Cross-posted at http://alternative.asu.edu
It is perhaps appropriate to begin by narrating how I picked up the line of thought: Alternative Imagination of Science and Technology. Besides the identity politics as a woman of color and non-English speaker, I was mainly attracted to the idea of studying science in non-Western context through postcolonial and feminist accounts of sciences. Since this is not an academic essay, I will elaborate my encounter through personal anecdotes.
I’ll never forget what Said wrote in the preface to Orientalism in 2003 edition:
“Therefore, it would seem to be a vital necessity for independent intellectuals always to provide alternative models to the reductively simplifying and confining ones, based on mutual hostility, that have prevailed in the Middle East and elsewhere for so long.” (Said 2003: xxiv)
Said is of course speaking to the scholarly community in Middle East studies. My disciplinary background approached his writing differently and interpreted as “it would seem to be a vital necessity for independent intellectuals always to provide alternative models to the reductively simplifying and conflicting ones, based on exclusion and dominance, that have prevailed in science and science studies for so long.” The interpretative flexibility of this text is underscored by the ubiquitous characteristics of Western knowledge-making enterprise to reduce and exclude other, exotic, foreign ways of knowing. It is incumbent upon any conscientious intellectual not to be blinded by his/her academic genealogy and think outside of the box. I see it almost as a cogenital responsibility for those of us who are baptized to the intellectual voyage in the West to complicate the epistemological formula entrenched in Western discourses of nature, science and machineries of knowing.

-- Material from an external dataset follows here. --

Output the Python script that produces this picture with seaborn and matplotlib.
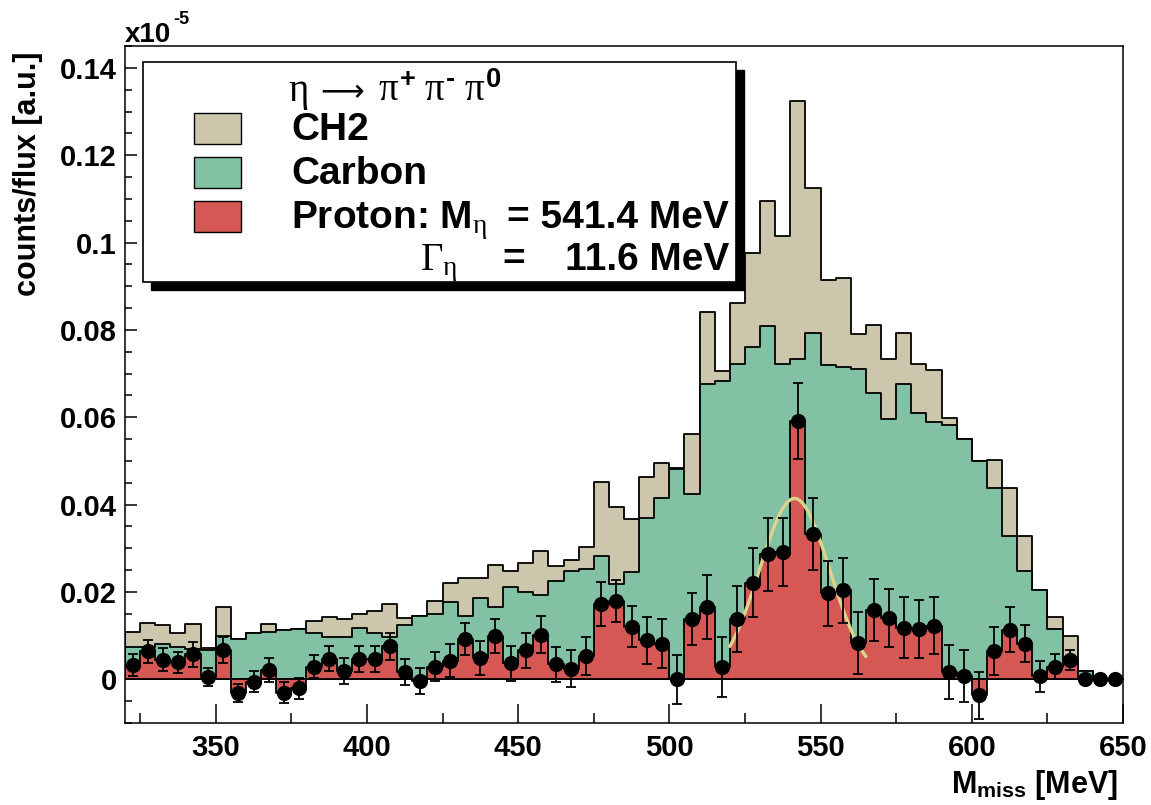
import numpy as np
import pandas as pd
import matplotlib
matplotlib.use("Agg")
import matplotlib.pyplot as plt
from matplotlib.patches import Rectangle
from matplotlib.ticker import MultipleLocator, FuncFormatter
import seaborn as sns

# ---------------------------------------------------------------------------
# Missing-mass spectra, 5 MeV bins from 320 to 650 MeV (units of 1e-5)
# ---------------------------------------------------------------------------
mass_lo, mass_hi, bin_width = 320, 650, 5
bin_centers = np.arange(mass_lo, mass_hi, bin_width) + bin_width / 2

ch2 = [
    0.0108, 0.0128, 0.0125, 0.0107, 0.0126, 0.0071, 0.0166, 0.0092, 0.0105, 0.0127,
    0.0113, 0.0116, 0.0134, 0.0142, 0.0139, 0.0150, 0.0156, 0.0172, 0.0141, 0.0144,
    0.0179, 0.0221, 0.0233, 0.0233, 0.0262, 0.0247, 0.0267, 0.0294, 0.0260, 0.0273,
    0.0303, 0.0452, 0.0395, 0.0366, 0.0464, 0.0496, 0.0483, 0.0561, 0.0840, 0.0707,
    0.0862, 0.0977, 0.1094, 0.1015, 0.1324, 0.1124, 0.0915, 0.0918, 0.0790, 0.0812,
    0.0733, 0.0792, 0.0723, 0.0709, 0.0598, 0.0551, 0.0500, 0.0501, 0.0439, 0.0328,
    0.0204, 0.0142, 0.0099, 0.0018, 0.0000, 0.0000,
]

carbon = [
    0.0074, 0.0075, 0.0082, 0.0073, 0.0070, 0.0066, 0.0099, 0.0092, 0.0105, 0.0108,
    0.0113, 0.0116, 0.0107, 0.0097, 0.0097, 0.0118, 0.0105, 0.0097, 0.0125, 0.0144,
    0.0150, 0.0177, 0.0144, 0.0186, 0.0166, 0.0211, 0.0201, 0.0194, 0.0226, 0.0248,
    0.0252, 0.0282, 0.0218, 0.0245, 0.0370, 0.0415, 0.0482, 0.0424, 0.0675, 0.0683,
    0.0723, 0.0760, 0.0808, 0.0721, 0.0733, 0.0792, 0.0719, 0.0716, 0.0711, 0.0656,
    0.0595, 0.0675, 0.0610, 0.0588, 0.0582, 0.0551, 0.0500, 0.0439, 0.0328, 0.0248,
    0.0204, 0.0116, 0.0045, 0.0018, 0.0000, 0.0000,
]

proton = [
    0.0032, 0.0064, 0.0045, 0.0039, 0.0057, 0.0005, 0.0068, -0.0031, -0.0005, 0.0021,
    -0.0031, -0.0021, 0.0029, 0.0047, 0.0019, 0.0047, 0.0047, 0.0076, 0.0016, -0.0003,
    0.0029, 0.0043, 0.0092, 0.0049, 0.0099, 0.0037, 0.0066, 0.0102, 0.0034, 0.0024,
    0.0053, 0.0172, 0.0179, 0.0120, 0.0089, 0.0082, 0.0000, 0.0138, 0.0166, 0.0028,
    0.0138, 0.0221, 0.0286, 0.0292, 0.0592, 0.0332, 0.0197, 0.0204, 0.0083, 0.0158,
    0.0140, 0.0118, 0.0115, 0.0123, 0.0017, 0.0008, -0.0037, 0.0065, 0.0114, 0.0082,
    0.0007, 0.0029, 0.0045, 0.0000, 0.0000, 0.0000,
]

proton_err = [
    0.0025, 0.0027, 0.0027, 0.0024, 0.0028, 0.0021, 0.0030, 0.0021, 0.0025, 0.0028,
    0.0024, 0.0025, 0.0027, 0.0029, 0.0029, 0.0030, 0.0030, 0.0031, 0.0030, 0.0030,
    0.0033, 0.0037, 0.0037, 0.0039, 0.0039, 0.0040, 0.0039, 0.0042, 0.0040, 0.0042,
    0.0044, 0.0051, 0.0048, 0.0047, 0.0054, 0.0055, 0.0056, 0.0060, 0.0073, 0.0068,
    0.0075, 0.0079, 0.0083, 0.0078, 0.0087, 0.0082, 0.0075, 0.0074, 0.0070, 0.0071,
    0.0066, 0.0070, 0.0066, 0.0066, 0.0062, 0.0059, 0.0053, 0.0055, 0.0051, 0.0043,
    0.0035, 0.0029, 0.0023, 0.0000, 0.0000, 0.0000,
]

# Gaussian fit to the proton spectrum
fit_mass = 541.4
fit_width = 11.6
fit_amplitude = 0.0414
fit_lo, fit_hi = 520.0, 565.0

legend_labels = ["CH2", "Carbon"]

# ---------------------------------------------------------------------------
col_ch2 = "#CCC7AC"
col_carbon = "#82C1A4"
col_proton = "#D55855"
col_fit = "#DCD48A"

sns.set_style("ticks")
plt.rcParams["font.family"] = ["Liberation Sans", "DejaVu Sans"]
plt.rcParams["font.weight"] = "bold"
plt.rcParams["text.color"] = "black"
plt.rcParams["axes.labelcolor"] = "black"
plt.rcParams["xtick.color"] = "black"
plt.rcParams["ytick.color"] = "black"
plt.rcParams["mathtext.fontset"] = "custom"
plt.rcParams["mathtext.rm"] = "Liberation Sans:weight=bold"
plt.rcParams["mathtext.bf"] = "Liberation Sans:weight=bold"
plt.rcParams["mathtext.sf"] = "Liberation Sans:weight=bold"
plt.rcParams["mathtext.it"] = "Liberation Serif:weight=normal"
plt.rcParams["mathtext.cal"] = "Liberation Serif:weight=normal"

W, H = 1151, 805
fig = plt.figure(figsize=(W / 100, H / 100), dpi=100)
ax = fig.add_axes([125 / W, 1 - 723 / H, 998 / W, 677 / H])

df = pd.DataFrame({"mass": bin_centers, "ch2": ch2, "carbon": carbon,
                   "proton": proton, "err": proton_err})

hist_kw = dict(binwidth=bin_width, binrange=(mass_lo, mass_hi), element="step",
               fill=True, alpha=1, edgecolor="black", linewidth=1.3, ax=ax)
sns.histplot(data=df, x="mass", weights="ch2", color=col_ch2, **hist_kw)
sns.histplot(data=df, x="mass", weights="carbon", color=col_carbon, **hist_kw)
sns.histplot(data=df, x="mass", weights="proton", color=col_proton, **hist_kw)

xf = np.linspace(fit_lo, fit_hi, 200)
yf = fit_amplitude * np.exp(-0.5 * ((xf - fit_mass) / fit_width) ** 2)
sns.lineplot(x=xf, y=yf, color=col_fit, linewidth=2.4, ax=ax, zorder=4)

has_err = df["err"] > 0
ax.errorbar(df.loc[has_err, "mass"], df.loc[has_err, "proton"],
            yerr=df.loc[has_err, "err"], fmt="none", ecolor="black",
            elinewidth=1.3, capsize=3.5, capthick=1.3, zorder=5)
sns.scatterplot(data=df, x="mass", y="proton", color="black", s=120,
                edgecolor="black", linewidth=0, ax=ax, zorder=6)

# ---------------------------------------------------------------------------
ax.set_xlim(mass_lo, mass_hi)
ax.set_ylim(-0.01, 0.145)
ax.set_xlabel("")
ax.set_ylabel("")
ax.xaxis.set_major_locator(MultipleLocator(50))
ax.xaxis.set_minor_locator(MultipleLocator(25))
ax.yaxis.set_major_locator(MultipleLocator(0.02))
ax.yaxis.set_minor_locator(MultipleLocator(0.005))
ax.yaxis.set_major_formatter(FuncFormatter(lambda v, _: "0" if abs(v) < 1e-9 else f"{v:g}"))
ax.tick_params(axis="both", which="both", direction="in", top=False, right=False,
               colors="black", width=1.1)
ax.tick_params(axis="x", which="major", length=14, pad=8, labelsize=21)
ax.tick_params(axis="x", which="minor", length=7)
ax.tick_params(axis="y", which="major", length=8.6, pad=6, labelsize=21)
ax.tick_params(axis="y", which="minor", length=5)
for s in ax.spines.values():
    s.set_visible(True)
    s.set_color("black")
    s.set_linewidth(1.1)
for lab in ax.get_xticklabels() + ax.get_yticklabels():
    lab.set_fontweight("bold")


def fx(px):
    return px / W


def fy(py):
    return 1 - py / H


fig.text(fx(28), fy(52), "counts/flux [a.u.]", rotation=90, ha="center", va="top",
         fontsize=22, fontweight="bold")
fig.text(fx(1118), fy(793), r"M$_{\rm miss}$ [MeV]", ha="right", va="baseline",
         fontsize=22, fontweight="bold")
fig.text(fx(125), fy(42), "x10", ha="left", va="baseline", fontsize=20,
         fontweight="bold")
fig.text(fx(173), fy(24), "-5", ha="left", va="baseline", fontsize=13,
         fontweight="bold")

# Legend panel with drop shadow
bx0, by0, bx1, by1 = 143, 62, 736, 282
fig.add_artist(Rectangle((fx(bx0 + 8), fy(by1 + 8)), fx(bx1 - bx0), (by1 - by0) / H,
                         transform=fig.transFigure, facecolor="black",
                         edgecolor="black", zorder=10))
fig.add_artist(Rectangle((fx(bx0), fy(by1)), fx(bx1 - bx0), (by1 - by0) / H,
                         transform=fig.transFigure, facecolor="white",
                         edgecolor="black", linewidth=1.2, zorder=11))

# decay channel heading: eta -> pi+ pi- pi0
fig.text(fx(288), fy(101), r"$\eta$", ha="left", va="baseline", fontsize=28,
         fontweight="normal", zorder=12)
fig.text(fx(320), fy(101), "\u27f6", ha="left", va="baseline", fontsize=22,
         family="DejaVu Sans", fontweight="normal", zorder=12)
fig.text(fx(378), fy(101), r"$\pi^{+}\;\pi^{\text{-}}\;\pi^{0}$", ha="left",
         va="baseline", fontsize=28, fontweight="normal", zorder=12)

for i, col in enumerate([col_ch2, col_carbon, col_proton]):
    top = 113 + 44 * i
    fig.add_artist(Rectangle((fx(194), fy(top + 31)), fx(47), 31 / H,
                             transform=fig.transFigure, facecolor=col,
                             edgecolor="black", linewidth=1.0, zorder=12))
leg_size = 28
for i, lab in enumerate(legend_labels):
    fig.text(fx(291), fy(140 + 44 * i), lab, ha="left", va="baseline",
             fontsize=leg_size, fontweight="bold", zorder=12)
fig.text(fx(291), fy(228), r"Proton: M$_{\eta}$", ha="left", va="baseline",
         fontsize=leg_size, fontweight="bold", zorder=12)
fig.text(fx(729), fy(228), "= 541.4 MeV", ha="right", va="baseline",
         fontsize=leg_size, fontweight="bold", zorder=12)
fig.text(fx(420), fy(270), r"$\mathcal{\Gamma}_{\eta}$", ha="left", va="baseline",
         fontsize=leg_size, fontweight="normal", zorder=12)
fig.text(fx(502), fy(270), "=", ha="left", va="baseline",
         fontsize=leg_size, fontweight="bold", zorder=12)
fig.text(fx(729), fy(270), "11.6 MeV", ha="right", va="baseline",
         fontsize=leg_size, fontweight="bold", zorder=12)

fig.savefig("out.png", dpi=100)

“So what’s wrong with reduction?” As some of my friends in the physics department asked (After all, these people are trained to reduce nature to a few powerful formulas and equations). Besides the imperialistic and unbearable hubris behind the claim to reduce, the pivotal problem with the reductionist approach is that it twisted our understanding of how nature works. Now that nature is treated as if its individual components were isolated and unrelated, it is easy to separate the distribution of cost-benefit and cause-effect. If there’s a shortage of oil, go get some from other parts of the world as if the world can be truncated into individual pieces. Nature doesn’t work this way. We live in an interconnected circuit in which cause-effect/cost-benefit are interwoven into one big yarn. It’s important to remember that this yarn is the common breeding ground for humans on this planet we called Earth, and the cause-effect/cost-benefit are distributed across geopolitical and disciplinary borders. The social movement in Myanmar, the political turmoil in Tibet, the natural disaster in China bear direct consequences to the socio-econ-political climate in the US as much as the intellectual currents taking place in humanities affects the research practices in sciences. The world is a whole. Anthropologists come to grips with this organic principle pretty much from the inception of the discipline.
It seems to me that we have just begun to pick up the missing masses of how we know what we know.